WHAT TO PRODUCE
Only the lines from the one containing "Rebuild this chart" through the one containing "d3.scaleLinear().domain([-121, 81.6]).range([424, 124]);" belong in the answer; copy them exactly and leave out pictures.

ENTRIES SUPPLIED
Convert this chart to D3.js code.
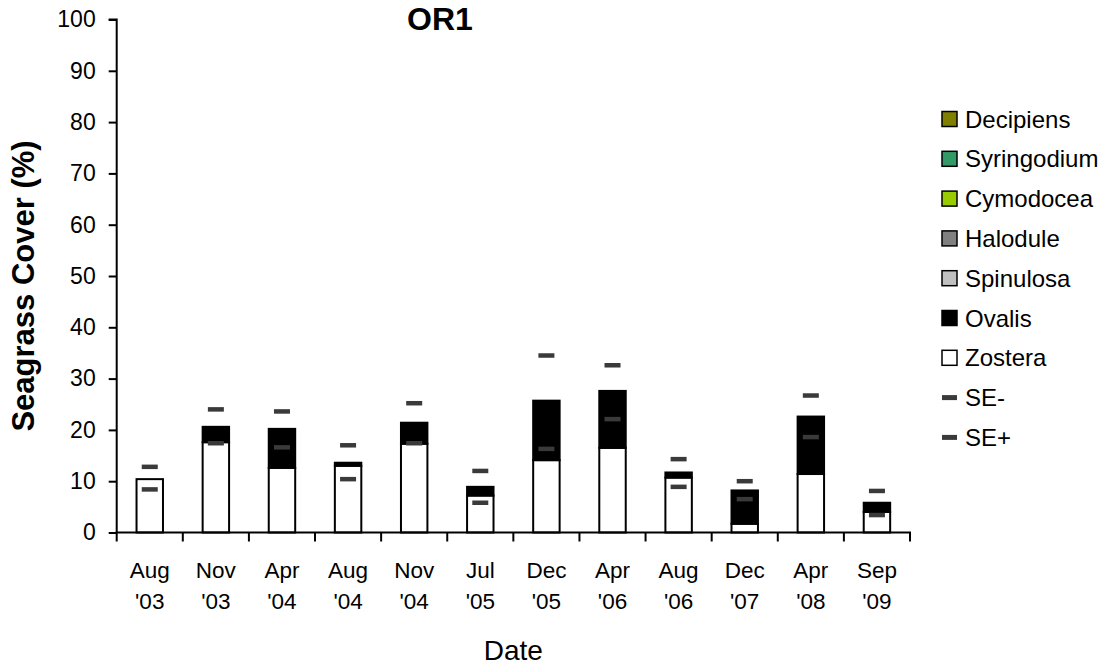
* * *
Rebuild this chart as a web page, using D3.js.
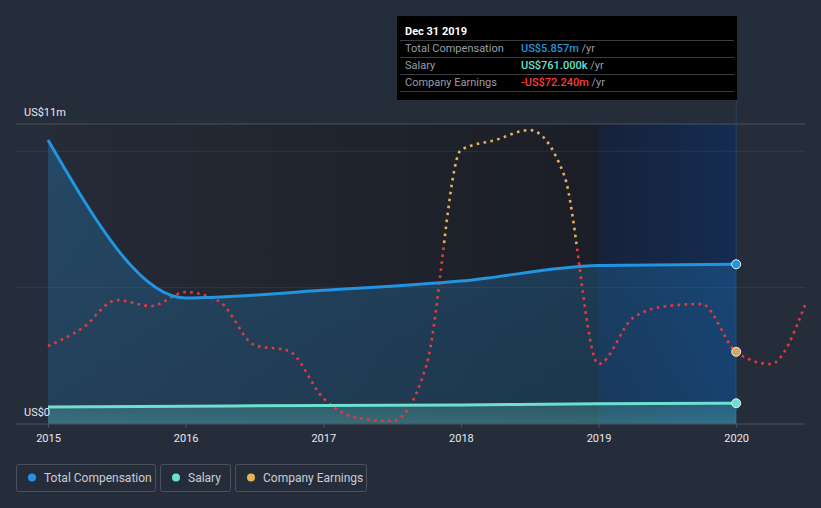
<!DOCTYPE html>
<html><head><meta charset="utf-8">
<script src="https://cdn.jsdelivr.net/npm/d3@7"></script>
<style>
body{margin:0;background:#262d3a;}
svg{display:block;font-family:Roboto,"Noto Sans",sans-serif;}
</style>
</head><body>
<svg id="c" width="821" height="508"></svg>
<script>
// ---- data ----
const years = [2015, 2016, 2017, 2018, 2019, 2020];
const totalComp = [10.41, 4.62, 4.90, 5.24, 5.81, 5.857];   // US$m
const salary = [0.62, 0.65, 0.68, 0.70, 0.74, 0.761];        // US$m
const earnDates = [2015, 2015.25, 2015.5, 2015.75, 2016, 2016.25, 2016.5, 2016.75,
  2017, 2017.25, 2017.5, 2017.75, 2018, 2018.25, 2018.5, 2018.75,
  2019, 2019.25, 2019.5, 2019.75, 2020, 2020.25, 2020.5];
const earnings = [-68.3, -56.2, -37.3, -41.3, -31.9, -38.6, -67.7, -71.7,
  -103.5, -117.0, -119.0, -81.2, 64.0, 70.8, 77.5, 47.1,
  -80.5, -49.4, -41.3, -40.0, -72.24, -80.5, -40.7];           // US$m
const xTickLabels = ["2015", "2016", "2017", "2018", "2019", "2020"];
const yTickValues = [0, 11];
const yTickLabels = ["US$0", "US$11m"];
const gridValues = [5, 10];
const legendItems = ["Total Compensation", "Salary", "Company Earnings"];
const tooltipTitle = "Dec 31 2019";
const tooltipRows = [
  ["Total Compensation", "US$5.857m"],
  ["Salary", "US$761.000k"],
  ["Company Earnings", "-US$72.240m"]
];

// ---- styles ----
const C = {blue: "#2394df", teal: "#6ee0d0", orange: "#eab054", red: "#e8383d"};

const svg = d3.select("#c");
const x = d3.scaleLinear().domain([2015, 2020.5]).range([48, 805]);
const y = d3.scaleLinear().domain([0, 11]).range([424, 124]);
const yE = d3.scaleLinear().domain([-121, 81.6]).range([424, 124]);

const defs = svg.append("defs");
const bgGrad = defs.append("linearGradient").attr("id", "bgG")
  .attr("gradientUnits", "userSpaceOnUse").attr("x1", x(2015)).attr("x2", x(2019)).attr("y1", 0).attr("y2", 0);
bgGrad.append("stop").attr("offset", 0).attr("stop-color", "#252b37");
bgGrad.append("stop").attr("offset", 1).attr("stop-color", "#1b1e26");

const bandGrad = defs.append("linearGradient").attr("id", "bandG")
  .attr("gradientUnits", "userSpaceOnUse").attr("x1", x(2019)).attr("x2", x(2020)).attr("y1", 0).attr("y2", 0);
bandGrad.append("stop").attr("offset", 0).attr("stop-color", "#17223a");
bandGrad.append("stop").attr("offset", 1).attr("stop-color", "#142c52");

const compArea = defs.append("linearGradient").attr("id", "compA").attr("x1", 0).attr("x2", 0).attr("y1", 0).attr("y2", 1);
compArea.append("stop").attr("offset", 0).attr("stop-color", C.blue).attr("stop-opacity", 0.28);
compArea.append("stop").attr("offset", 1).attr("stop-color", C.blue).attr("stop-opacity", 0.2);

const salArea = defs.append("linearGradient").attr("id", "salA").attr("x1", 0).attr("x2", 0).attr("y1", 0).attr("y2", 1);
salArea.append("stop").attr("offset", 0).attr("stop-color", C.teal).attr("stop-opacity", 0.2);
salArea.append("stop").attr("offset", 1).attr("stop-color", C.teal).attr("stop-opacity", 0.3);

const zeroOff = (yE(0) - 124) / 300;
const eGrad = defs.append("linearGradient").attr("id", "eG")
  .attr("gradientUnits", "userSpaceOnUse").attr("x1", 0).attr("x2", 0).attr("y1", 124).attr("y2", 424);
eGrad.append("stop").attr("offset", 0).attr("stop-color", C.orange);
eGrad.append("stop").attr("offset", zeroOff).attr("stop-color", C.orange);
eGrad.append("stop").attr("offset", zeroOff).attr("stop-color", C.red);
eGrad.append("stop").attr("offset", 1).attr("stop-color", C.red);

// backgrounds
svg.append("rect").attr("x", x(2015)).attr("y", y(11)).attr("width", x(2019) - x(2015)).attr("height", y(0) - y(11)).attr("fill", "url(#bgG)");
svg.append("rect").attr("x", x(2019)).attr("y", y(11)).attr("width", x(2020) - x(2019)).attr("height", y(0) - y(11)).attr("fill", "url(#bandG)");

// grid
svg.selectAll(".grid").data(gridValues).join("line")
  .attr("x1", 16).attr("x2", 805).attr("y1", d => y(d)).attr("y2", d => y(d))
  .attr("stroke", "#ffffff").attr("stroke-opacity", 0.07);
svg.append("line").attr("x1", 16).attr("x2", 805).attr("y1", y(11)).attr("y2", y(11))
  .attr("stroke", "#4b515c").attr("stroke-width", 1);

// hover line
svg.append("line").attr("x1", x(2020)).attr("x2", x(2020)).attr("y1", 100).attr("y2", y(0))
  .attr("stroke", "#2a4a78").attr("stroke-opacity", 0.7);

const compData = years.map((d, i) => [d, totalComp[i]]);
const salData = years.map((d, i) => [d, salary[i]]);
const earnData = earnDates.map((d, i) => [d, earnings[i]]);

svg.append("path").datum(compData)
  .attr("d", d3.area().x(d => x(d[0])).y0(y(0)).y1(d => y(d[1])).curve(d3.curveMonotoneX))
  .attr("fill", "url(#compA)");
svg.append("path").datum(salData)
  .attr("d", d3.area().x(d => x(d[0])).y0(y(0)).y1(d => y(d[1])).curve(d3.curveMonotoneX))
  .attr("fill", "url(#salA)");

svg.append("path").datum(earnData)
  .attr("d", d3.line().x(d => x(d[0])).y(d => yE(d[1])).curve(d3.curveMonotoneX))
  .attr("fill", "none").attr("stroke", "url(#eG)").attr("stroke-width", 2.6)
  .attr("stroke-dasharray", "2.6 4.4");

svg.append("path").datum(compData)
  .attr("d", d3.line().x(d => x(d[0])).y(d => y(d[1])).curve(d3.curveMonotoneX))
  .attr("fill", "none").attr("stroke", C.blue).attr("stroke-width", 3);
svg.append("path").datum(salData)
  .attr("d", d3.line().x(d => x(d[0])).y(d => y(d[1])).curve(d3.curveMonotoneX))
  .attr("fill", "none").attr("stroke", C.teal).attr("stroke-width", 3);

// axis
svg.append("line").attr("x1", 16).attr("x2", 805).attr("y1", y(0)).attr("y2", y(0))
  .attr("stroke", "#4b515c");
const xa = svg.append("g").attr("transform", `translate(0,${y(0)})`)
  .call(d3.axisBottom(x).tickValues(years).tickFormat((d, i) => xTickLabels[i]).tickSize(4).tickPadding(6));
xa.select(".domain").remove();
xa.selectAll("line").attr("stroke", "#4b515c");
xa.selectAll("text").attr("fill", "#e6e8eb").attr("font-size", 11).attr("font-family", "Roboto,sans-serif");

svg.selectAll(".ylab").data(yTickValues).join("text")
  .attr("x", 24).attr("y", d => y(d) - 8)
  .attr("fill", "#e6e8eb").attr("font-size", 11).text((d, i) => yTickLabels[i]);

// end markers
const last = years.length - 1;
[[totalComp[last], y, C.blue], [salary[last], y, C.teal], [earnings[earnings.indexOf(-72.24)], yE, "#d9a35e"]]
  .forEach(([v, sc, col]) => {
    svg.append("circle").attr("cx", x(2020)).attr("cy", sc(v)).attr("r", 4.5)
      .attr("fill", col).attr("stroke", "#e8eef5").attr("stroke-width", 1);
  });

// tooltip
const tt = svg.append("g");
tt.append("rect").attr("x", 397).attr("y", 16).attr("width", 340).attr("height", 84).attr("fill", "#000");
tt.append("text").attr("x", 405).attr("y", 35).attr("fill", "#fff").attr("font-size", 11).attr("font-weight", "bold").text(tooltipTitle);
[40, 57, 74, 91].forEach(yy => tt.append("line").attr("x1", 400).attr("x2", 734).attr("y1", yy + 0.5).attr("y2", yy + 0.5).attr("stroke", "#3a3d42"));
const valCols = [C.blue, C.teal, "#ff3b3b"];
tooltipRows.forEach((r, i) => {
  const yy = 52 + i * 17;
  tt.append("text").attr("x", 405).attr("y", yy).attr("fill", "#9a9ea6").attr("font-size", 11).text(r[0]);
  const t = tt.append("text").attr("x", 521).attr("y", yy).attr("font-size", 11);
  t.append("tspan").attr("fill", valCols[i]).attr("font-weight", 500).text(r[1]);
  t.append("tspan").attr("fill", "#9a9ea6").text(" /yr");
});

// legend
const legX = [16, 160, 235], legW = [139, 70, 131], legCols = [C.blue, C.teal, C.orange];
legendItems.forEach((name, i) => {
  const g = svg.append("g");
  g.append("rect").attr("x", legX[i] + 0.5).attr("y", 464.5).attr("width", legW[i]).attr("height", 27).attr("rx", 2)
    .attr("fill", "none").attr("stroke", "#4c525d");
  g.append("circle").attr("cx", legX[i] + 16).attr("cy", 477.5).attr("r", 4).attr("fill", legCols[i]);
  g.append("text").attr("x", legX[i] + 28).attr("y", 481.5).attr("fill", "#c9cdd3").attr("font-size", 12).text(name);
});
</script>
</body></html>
...
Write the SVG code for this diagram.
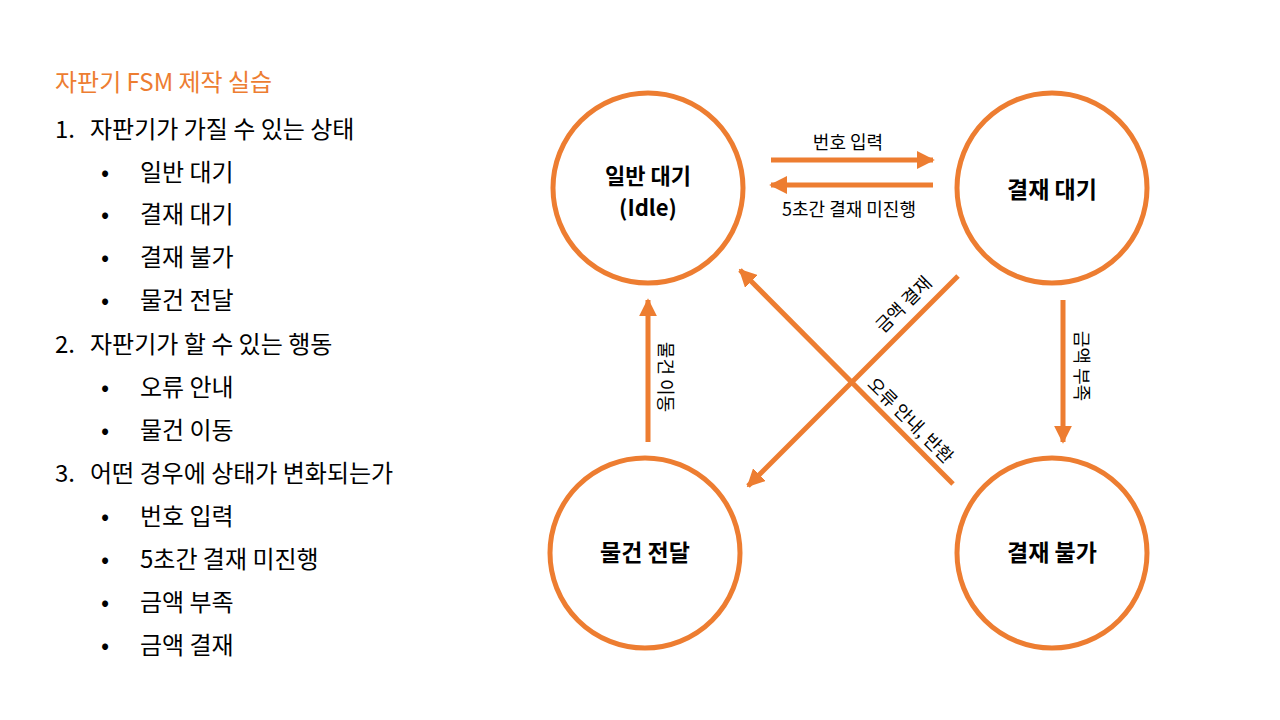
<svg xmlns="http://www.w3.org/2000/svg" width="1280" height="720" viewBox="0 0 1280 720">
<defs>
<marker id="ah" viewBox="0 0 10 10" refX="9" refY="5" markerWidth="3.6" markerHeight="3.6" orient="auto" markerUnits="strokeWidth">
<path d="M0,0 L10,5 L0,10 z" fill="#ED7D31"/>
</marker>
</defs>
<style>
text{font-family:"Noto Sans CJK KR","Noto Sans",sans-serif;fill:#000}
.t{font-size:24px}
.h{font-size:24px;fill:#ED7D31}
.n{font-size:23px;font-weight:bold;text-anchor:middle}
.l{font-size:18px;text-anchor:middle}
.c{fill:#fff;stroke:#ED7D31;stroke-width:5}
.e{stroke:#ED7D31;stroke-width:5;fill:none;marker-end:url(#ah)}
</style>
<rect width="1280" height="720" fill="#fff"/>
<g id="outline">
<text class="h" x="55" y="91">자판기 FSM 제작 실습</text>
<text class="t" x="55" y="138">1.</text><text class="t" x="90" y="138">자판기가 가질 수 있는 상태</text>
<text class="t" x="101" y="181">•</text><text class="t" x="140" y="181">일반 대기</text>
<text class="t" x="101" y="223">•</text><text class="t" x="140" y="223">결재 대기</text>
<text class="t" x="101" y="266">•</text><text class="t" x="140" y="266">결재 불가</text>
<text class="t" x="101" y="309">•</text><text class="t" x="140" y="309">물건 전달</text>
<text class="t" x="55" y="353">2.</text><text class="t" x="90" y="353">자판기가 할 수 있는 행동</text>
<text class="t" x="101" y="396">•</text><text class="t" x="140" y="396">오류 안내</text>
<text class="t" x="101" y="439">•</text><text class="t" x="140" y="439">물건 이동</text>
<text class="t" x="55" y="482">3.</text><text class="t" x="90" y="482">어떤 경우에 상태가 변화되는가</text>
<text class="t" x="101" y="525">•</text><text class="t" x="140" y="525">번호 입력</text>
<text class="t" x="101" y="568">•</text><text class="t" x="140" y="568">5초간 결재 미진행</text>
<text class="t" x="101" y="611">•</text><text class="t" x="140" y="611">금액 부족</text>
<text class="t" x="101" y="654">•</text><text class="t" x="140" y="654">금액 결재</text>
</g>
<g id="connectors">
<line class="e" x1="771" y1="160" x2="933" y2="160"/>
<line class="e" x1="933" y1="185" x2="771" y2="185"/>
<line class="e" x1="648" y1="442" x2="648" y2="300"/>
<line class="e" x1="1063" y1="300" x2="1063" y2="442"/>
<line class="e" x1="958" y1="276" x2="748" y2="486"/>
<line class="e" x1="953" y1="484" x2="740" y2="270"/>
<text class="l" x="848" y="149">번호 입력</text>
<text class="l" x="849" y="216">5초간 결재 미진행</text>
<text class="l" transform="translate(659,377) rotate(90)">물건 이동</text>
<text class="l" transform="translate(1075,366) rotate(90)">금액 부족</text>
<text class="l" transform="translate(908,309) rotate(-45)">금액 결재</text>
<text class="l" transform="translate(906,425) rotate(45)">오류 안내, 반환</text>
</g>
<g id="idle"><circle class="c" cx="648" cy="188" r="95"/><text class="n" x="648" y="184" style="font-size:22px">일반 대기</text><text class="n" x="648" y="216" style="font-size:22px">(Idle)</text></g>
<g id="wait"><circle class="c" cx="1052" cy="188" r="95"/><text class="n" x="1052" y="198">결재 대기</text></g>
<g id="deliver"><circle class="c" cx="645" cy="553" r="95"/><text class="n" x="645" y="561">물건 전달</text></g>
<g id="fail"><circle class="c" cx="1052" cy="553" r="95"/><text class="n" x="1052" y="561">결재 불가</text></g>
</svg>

TASK RESPONSE
Rebuild this chart as a web page, using D3.js.
<!DOCTYPE html>
<html><head><meta charset="utf-8">
<script src="https://cdn.jsdelivr.net/npm/d3@7"></script>
<style>
body{margin:0;background:#262d3a;}
svg{display:block;font-family:Roboto,"Noto Sans",sans-serif;}
</style>
</head><body>
<svg id="c" width="821" height="508"></svg>
<script>
// ---- data ----
const years = [2015, 2016, 2017, 2018, 2019, 2020];
const totalComp = [10.41, 4.62, 4.90, 5.24, 5.81, 5.857];   // US$m
const salary = [0.62, 0.65, 0.68, 0.70, 0.74, 0.761];        // US$m
const earnDates = [2015, 2015.25, 2015.5, 2015.75, 2016, 2016.25, 2016.5, 2016.75,
  2017, 2017.25, 2017.5, 2017.75, 2018, 2018.25, 2018.5, 2018.75,
  2019, 2019.25, 2019.5, 2019.75, 2020, 2020.25, 2020.5];
const earnings = [-68.3, -56.2, -37.3, -41.3, -31.9, -38.6, -67.7, -71.7,
  -103.5, -117.0, -119.0, -81.2, 64.0, 70.8, 77.5, 47.1,
  -80.5, -49.4, -41.3, -40.0, -72.24, -80.5, -40.7];           // US$m
const xTickLabels = ["2015", "2016", "2017", "2018", "2019", "2020"];
const yTickValues = [0, 11];
const yTickLabels = ["US$0", "US$11m"];
const gridValues = [5, 10];
const legendItems = ["Total Compensation", "Salary", "Company Earnings"];
const tooltipTitle = "Dec 31 2019";
const tooltipRows = [
  ["Total Compensation", "US$5.857m"],
  ["Salary", "US$761.000k"],
  ["Company Earnings", "-US$72.240m"]
];

// ---- styles ----
const C = {blue: "#2394df", teal: "#6ee0d0", orange: "#eab054", red: "#e8383d"};

const svg = d3.select("#c");
const x = d3.scaleLinear().domain([2015, 2020.5]).range([48, 805]);
const y = d3.scaleLinear().domain([0, 11]).range([424, 124]);
const yE = d3.scaleLinear().domain([-121, 81.6]).range([424, 124]);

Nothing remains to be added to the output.